Vendors create groups or consortia to bid on OTAs. The consortia requires memberships so there is a fee and an application process to join.
Take the C5 consortia “bidding” on the NBIS case management system, there are more than 500 companies, including every major vendor from Amazon to VMWare to Accenture to Esri and many small ones in between.
So much for the need to attract non-traditional companies?
Along with DoD, the Federal Aviation Administration, the National Institutes of Health, NASA and several other agencies are dipping their toes into the OTA pool.
Congress gave DoD the ability to use OTAs in 1994, but in 2016 lawmakers expanded the Pentagon’s authority to quickly move into follow-on production transactions without the need to go through a traditional contracting action.
So to sum up, OTAs are outside the FAR process, cannot be protested and DoD can do follow-on actions with little or no oversight or public transparency. What’s wrong with this picture?
Bloomberg Government looked at spending data around the use of OTAs and found spending across government through this process more than doubled in the past five years, to $2.3 billion in fiscal 2017 from $1 billion in 2012. Bloomberg found DoD’s use of OTAs grew from $695 million to $2.1 billion between 2015 and 2017 — and after Congress made the change to the law letting the military quickly move from prototype to production.
In fact, DoD recently awarded a contract for cloud support services that has a ceiling of $950 million through an OTA.

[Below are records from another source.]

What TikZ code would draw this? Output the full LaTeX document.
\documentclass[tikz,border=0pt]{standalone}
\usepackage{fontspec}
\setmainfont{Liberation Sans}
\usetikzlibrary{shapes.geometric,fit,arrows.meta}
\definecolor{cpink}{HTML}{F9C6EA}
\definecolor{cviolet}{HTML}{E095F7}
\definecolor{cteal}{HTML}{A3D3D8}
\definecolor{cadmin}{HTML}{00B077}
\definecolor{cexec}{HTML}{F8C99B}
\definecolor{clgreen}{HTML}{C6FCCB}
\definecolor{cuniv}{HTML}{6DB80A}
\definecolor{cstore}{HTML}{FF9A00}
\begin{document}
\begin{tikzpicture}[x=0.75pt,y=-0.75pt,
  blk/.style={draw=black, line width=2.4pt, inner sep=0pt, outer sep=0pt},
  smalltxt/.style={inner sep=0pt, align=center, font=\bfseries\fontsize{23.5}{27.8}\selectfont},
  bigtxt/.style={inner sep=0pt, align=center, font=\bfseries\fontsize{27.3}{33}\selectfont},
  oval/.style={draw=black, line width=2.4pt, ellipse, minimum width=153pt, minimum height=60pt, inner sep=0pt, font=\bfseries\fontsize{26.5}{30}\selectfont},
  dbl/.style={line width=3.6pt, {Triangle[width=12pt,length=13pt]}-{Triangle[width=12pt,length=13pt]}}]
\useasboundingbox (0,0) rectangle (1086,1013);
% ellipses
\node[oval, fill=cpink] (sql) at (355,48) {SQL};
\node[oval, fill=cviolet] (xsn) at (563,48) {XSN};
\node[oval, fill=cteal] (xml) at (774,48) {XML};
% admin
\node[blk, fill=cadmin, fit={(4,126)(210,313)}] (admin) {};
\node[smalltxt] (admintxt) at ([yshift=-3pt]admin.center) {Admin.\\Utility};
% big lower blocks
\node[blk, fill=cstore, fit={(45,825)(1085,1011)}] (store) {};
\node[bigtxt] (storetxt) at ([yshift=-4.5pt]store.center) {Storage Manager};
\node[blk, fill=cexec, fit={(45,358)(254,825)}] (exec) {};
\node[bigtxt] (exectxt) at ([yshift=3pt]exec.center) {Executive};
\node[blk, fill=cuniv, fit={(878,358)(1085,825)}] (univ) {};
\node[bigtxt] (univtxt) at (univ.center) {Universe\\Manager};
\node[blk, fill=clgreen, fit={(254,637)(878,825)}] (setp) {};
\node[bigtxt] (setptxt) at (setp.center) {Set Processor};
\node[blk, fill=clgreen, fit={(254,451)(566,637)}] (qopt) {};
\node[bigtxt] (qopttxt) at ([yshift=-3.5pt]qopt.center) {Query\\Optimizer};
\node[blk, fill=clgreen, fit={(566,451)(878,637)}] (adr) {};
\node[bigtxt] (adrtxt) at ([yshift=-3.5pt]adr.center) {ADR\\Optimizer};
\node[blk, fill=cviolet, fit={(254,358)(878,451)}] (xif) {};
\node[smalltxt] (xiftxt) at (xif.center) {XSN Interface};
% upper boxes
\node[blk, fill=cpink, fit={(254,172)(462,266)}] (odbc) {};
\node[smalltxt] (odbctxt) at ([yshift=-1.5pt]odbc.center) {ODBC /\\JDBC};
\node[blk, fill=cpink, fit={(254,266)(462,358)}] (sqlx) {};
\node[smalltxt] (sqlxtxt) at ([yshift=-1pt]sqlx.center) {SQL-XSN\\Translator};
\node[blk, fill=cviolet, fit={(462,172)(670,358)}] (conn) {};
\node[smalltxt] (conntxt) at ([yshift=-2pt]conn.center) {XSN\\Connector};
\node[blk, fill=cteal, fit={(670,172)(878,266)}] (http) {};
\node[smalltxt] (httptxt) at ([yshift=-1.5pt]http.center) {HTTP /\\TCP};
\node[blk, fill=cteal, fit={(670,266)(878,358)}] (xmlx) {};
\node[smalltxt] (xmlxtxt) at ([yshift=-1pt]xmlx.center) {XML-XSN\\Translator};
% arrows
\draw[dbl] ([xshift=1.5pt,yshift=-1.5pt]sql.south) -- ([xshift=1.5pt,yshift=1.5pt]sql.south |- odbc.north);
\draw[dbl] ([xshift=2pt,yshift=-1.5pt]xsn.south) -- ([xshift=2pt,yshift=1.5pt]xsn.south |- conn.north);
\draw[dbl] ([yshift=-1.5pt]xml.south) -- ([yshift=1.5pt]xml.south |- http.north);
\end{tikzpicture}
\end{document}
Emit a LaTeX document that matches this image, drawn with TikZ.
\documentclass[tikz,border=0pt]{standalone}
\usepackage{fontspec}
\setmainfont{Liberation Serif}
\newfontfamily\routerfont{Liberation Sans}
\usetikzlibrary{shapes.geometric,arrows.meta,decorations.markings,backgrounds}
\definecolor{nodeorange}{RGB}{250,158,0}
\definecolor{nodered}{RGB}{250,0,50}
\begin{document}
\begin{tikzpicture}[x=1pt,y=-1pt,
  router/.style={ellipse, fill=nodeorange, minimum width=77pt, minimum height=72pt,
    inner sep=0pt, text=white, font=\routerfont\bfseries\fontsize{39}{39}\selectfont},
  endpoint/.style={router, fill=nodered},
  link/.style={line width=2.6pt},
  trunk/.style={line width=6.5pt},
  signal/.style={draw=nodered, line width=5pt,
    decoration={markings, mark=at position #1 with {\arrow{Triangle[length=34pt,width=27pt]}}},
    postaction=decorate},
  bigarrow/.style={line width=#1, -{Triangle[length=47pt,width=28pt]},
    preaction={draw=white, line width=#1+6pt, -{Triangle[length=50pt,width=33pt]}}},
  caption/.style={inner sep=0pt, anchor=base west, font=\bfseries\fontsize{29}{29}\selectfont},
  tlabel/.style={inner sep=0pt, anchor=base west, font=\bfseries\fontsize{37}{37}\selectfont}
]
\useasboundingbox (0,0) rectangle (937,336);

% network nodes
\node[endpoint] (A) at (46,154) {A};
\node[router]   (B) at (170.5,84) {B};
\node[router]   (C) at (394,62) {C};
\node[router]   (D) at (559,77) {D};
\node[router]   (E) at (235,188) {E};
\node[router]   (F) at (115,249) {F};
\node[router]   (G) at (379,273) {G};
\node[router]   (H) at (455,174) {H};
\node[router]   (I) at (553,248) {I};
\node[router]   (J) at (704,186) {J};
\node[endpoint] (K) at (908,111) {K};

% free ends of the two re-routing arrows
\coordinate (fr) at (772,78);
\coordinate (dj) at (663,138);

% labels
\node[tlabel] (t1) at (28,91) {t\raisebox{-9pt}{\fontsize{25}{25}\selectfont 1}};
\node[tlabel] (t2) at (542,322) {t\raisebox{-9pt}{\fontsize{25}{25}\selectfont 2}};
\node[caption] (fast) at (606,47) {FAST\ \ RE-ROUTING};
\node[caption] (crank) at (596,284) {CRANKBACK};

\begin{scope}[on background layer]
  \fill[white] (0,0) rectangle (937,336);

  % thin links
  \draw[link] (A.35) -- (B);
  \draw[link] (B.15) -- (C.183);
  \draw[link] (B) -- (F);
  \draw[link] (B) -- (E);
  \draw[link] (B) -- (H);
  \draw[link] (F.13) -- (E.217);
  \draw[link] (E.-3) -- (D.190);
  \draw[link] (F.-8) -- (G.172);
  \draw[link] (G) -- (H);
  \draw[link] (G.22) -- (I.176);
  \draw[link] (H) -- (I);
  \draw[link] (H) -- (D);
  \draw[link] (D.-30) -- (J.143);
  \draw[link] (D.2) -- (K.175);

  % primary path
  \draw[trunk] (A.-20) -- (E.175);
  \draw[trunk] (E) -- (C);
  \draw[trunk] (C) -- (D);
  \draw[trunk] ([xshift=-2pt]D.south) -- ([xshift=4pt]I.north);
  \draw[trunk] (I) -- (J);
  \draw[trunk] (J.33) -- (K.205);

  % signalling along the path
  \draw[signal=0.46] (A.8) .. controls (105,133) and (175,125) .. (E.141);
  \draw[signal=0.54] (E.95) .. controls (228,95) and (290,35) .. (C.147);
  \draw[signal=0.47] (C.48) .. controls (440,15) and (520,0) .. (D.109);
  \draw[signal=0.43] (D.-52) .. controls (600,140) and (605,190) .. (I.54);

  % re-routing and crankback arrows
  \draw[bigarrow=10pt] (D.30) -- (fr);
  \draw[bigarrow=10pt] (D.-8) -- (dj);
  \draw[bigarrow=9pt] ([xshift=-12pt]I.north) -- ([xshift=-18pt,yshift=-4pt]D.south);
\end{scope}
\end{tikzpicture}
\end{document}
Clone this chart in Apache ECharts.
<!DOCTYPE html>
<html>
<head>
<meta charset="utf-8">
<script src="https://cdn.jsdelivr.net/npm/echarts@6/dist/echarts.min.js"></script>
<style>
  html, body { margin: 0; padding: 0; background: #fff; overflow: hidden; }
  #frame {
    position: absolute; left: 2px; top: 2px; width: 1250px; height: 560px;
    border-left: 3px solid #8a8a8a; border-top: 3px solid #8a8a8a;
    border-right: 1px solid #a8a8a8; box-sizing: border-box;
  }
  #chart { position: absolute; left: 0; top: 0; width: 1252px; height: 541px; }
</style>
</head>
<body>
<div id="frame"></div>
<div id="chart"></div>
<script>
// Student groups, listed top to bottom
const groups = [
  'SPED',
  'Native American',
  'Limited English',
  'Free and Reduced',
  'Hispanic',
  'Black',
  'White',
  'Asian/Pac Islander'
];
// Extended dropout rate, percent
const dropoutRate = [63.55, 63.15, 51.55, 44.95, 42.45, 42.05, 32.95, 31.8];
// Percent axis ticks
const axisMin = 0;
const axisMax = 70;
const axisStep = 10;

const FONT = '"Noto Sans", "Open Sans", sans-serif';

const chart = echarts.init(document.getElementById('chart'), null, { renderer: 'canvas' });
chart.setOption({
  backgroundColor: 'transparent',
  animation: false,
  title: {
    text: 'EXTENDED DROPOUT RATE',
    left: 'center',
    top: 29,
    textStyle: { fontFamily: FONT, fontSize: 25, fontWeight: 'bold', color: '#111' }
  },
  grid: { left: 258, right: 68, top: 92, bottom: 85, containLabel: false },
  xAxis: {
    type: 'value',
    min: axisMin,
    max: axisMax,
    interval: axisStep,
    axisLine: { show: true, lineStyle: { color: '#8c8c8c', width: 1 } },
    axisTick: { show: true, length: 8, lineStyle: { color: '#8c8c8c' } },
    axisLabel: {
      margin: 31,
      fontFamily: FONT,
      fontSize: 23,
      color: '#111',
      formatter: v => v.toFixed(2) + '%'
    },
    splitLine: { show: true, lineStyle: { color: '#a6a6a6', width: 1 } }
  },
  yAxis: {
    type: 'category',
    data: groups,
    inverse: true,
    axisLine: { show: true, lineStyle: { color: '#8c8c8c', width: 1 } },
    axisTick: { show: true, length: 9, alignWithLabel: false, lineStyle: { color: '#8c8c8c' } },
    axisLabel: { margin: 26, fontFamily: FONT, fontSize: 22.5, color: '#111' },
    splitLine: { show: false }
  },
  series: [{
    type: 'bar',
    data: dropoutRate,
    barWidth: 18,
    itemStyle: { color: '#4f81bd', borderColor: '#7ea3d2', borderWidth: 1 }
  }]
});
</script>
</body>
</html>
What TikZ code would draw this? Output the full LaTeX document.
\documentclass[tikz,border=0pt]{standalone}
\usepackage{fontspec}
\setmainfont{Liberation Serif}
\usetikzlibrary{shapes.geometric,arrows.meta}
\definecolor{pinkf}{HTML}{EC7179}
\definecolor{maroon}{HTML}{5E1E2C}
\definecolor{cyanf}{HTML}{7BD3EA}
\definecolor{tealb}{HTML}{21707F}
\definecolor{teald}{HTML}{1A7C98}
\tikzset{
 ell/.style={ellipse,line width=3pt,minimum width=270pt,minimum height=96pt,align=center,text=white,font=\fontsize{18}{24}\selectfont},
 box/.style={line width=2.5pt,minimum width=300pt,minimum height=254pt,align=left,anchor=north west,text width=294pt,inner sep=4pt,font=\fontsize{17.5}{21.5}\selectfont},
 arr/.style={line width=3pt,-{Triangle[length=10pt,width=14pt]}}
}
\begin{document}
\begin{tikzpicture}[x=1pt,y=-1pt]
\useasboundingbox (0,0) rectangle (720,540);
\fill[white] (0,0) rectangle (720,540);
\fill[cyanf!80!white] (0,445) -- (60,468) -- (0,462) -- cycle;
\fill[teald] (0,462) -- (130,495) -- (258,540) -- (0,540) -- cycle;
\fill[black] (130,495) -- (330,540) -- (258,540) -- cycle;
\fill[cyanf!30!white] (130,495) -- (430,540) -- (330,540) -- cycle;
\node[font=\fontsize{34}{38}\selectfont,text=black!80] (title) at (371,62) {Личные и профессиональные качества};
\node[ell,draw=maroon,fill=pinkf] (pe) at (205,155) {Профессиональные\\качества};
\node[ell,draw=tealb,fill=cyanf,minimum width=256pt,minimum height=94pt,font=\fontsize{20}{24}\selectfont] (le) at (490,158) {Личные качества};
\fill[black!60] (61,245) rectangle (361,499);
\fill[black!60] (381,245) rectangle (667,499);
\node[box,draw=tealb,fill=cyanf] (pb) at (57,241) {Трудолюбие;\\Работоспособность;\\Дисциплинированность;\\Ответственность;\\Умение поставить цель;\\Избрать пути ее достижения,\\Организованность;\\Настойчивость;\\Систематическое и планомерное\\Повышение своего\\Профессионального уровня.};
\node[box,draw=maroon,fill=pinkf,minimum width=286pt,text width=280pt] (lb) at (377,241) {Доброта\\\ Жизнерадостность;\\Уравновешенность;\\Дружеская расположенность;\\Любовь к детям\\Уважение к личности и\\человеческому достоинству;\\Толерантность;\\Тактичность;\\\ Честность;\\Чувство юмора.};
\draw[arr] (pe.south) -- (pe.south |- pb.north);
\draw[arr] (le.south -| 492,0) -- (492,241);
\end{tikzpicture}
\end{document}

Bloomberg says the three vendors who have won the most work through OTAs are Analytic Services Inc. (ANSER), Boeing, and Space Exploration Technologies Corp. (SpaceX). But ANSER has won three times more than the second ranked contractor over the last five years.
“That’s because ANSER manages 10 consortia. Consortia are business focused contracts where the winner manages the administrative requirements that come with OTAs, including ensuring that nontraditional defense contractors, small-business participants, and nongovernmental funds are included in each contract,” Bloomberg Government reports.
OTAs are becoming so popular that Bloomberg found 19 consortia that already exist or are under development.
Montemarano said DISA likes the flexibility and timeliness of the OTA versus the using the FAR process, which is much more rigid.
“Our processes in the past were somewhat restrictive and what has happened, and forgive me for this comment, but the fact is with the wonderful world of protesting, everybody is dotting every ‘i’ and crossing every ‘t’ so it makes the process much more rigid,” he said. “The people that are actually running the process are very, very careful about what they are doing. With OTAs, we are still careful but there is more flexibility and not so much rigidity, and it is not protestable.”
And while few will argue with Montemarano’s candid observation of the federal procurement system, the answer to that challenge many in DoD and now civilian agencies are receiving from Congress is to go around, and not fix the acquisition process.
OTAs are a tool that have been around for a long time and is valuable. But now with the growth of their popularity, is the time for the acquisition community, maybe even the Office of Federal Procurement Policy — once an administrator is in place — to consider issuing guidance before we have one of those “$750 toilet seats” or $500 hammer” incidents.